Diversity in the Workplace: Identifying Diversity Issues in Your Business
By Rebecca Ferlotti
With so much existing and blossoming talent in the workforce, workforce diversity shouldn’t be a problem; yet, many companies, reluctant to update their diversity policies and cast a wider hiring net, are systemically preventing diversity expansion. Consequently, companies are losing top talent, or not even recognizing top talent in the first place.
Cultural, age, lifestyle, ability, and gender diversity are areas of inclusion many businesses do not consider when hiring for “fit.” To begin to fix the issue of a uniform workforce, we have to attack the issue from its roots, first identifying the types of diversity issues our companies face.
Cultural diversity includes race, religion, and native language. Companies lacking in cultural diversity tend to have a predominantly white, Christian workforce who are native English speakers. According to the Bureau of Labor Statistics, unemployment rates for many minority groups are higher than the overall unemployment rate as of January 2019. While Asian workers had the lowest unemployment rate (3.1%) after white workers (3.5%), Asian individuals also make up a smaller portion of the U.S. population than white Americans as a whole.
As of 2019, a total of five generations are now in the workforce together, from Generation Z up through the Silent Generation. This can cause clashes, but it also allows for businesses to capitalize on complementary skill sets. However, employers may lose out on those skill sets because they favor hiring one group over another, such as choosing a younger candidate over a seasoned professional due to perceived expense. Alternatively, seasoned professionals may also discriminate against younger employees because they believe the younger employees are entitled or inexperienced.
Lifestyle diversity mainly refers to sexuality, but it can also encompass other lifestyle situations, such as single parenthood or cohabitation. When companies discriminate against employees or job candidates with different lifestyles, they can lead employees to be less productive. In an Out Now study, 28% of LGBTQIA+ respondents had been less productive in a previous role they held because they weren’t able to be open about their sexual orientation or gender identity.
Companies that promote ableism do it in subtle ways. They may have buildings without elevator access or a lack of wheelchair ramps, for example. Individuals ages 16 to 64 with physical and/or mental disabilities have a higher rate of unemployment (19.2%) than those with no disability (8.5%).

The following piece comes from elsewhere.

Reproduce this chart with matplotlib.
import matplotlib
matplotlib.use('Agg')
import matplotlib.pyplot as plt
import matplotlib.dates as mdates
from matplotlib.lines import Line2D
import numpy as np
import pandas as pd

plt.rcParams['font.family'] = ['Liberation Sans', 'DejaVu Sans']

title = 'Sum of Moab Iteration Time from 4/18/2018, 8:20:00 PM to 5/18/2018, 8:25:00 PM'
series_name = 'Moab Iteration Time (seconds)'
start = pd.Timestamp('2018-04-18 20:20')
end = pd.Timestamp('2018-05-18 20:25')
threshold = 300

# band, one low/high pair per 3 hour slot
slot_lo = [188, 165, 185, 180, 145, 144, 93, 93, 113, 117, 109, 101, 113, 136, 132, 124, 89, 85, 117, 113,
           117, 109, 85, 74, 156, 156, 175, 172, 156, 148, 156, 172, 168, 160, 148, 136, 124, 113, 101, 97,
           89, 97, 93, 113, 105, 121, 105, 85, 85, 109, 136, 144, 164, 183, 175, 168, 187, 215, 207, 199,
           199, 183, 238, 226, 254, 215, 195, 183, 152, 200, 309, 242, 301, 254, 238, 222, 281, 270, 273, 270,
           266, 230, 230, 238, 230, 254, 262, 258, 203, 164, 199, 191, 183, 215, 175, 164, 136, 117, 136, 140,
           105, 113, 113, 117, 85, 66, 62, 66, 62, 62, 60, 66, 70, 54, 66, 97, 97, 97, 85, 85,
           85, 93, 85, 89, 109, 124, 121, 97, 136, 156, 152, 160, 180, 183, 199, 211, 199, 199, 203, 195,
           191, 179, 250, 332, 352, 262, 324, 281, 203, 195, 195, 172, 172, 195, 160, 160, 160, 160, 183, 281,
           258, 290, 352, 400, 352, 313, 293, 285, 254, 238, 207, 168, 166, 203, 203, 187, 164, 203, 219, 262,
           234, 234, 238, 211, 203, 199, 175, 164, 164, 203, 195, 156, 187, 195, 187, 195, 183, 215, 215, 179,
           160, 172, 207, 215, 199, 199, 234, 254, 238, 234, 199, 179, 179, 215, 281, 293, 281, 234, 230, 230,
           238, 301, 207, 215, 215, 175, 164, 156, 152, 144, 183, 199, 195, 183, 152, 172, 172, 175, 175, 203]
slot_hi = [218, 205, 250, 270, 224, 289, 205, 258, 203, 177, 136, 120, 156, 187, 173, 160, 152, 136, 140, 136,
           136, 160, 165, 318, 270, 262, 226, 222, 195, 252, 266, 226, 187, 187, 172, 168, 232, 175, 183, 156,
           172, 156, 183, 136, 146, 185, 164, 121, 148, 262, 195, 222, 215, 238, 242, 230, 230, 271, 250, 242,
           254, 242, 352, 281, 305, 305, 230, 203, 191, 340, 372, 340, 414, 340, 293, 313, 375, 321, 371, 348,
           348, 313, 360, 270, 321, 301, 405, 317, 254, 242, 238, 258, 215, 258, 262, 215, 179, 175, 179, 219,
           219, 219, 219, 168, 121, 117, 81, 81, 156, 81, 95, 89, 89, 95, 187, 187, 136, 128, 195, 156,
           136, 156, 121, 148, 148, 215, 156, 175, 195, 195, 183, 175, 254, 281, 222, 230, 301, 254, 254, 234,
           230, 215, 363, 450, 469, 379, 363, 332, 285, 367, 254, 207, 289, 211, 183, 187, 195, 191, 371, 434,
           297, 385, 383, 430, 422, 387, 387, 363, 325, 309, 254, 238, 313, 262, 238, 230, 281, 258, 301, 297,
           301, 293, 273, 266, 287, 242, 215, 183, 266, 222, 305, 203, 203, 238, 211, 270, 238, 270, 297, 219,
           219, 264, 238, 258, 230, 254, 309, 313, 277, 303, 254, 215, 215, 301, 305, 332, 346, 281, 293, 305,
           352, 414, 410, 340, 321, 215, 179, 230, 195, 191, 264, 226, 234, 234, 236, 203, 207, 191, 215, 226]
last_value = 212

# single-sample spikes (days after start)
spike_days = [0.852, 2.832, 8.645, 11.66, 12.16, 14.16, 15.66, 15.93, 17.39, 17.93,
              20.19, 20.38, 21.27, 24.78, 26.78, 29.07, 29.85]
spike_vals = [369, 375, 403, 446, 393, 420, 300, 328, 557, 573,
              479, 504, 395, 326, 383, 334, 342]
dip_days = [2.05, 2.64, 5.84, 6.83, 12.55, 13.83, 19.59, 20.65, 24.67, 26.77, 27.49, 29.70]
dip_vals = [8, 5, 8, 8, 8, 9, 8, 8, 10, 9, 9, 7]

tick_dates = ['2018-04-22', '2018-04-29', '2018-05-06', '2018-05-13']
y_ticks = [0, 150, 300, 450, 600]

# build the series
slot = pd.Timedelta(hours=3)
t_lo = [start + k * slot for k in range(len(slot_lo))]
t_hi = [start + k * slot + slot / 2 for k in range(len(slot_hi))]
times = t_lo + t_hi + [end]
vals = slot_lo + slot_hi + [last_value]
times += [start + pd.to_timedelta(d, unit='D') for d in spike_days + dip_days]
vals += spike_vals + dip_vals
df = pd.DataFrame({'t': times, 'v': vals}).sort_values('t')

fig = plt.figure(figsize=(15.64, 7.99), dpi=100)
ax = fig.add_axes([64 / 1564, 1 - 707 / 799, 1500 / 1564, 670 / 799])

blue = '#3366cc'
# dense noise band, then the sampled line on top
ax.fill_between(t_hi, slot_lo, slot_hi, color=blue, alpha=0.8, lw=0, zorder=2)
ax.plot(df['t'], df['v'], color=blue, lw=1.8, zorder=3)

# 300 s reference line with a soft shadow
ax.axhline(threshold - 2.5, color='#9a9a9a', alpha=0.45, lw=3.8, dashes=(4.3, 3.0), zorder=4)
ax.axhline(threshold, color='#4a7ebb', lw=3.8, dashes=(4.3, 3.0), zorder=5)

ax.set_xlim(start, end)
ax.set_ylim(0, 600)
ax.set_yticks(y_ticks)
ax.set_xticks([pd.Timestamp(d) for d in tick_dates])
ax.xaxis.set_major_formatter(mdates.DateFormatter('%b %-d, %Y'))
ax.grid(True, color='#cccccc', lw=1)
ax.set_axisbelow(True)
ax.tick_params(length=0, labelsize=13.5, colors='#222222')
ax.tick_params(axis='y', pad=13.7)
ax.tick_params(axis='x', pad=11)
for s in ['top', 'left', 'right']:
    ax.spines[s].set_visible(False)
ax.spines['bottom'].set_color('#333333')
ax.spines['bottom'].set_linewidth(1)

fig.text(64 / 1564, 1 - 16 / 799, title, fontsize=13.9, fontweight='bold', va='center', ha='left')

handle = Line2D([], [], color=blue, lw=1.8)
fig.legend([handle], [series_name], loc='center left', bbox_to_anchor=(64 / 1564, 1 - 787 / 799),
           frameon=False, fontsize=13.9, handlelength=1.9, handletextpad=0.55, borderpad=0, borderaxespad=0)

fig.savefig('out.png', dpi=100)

The Americans with Disabilities Act (ADA) has helped to eradicate this type of discrimination; however, there is much more progress to be made.
Women in general, are still paid $0.82 to the dollar of every man. (The number is much lower for women of color.) Companies should aim to hire or promote female-identifying C-level employees, which not only increases diversity, but also a company’s bottom line. Currently, women make up only 23% of C-level employees, with white men in 68% of C-level spots.
Companies can take steps towards fostering an inclusive environment by developing a diversity inclusion plan. Sit down with your team and identify what issues you’re having with regard to diversity. Then, move forward with a plan. And when employees, even CEOs, violate a diversity policy, others should hold them accountable. Stay tuned for more advantages to a diverse workforce, as we continue to explore diversity in the workplace over the coming weeks.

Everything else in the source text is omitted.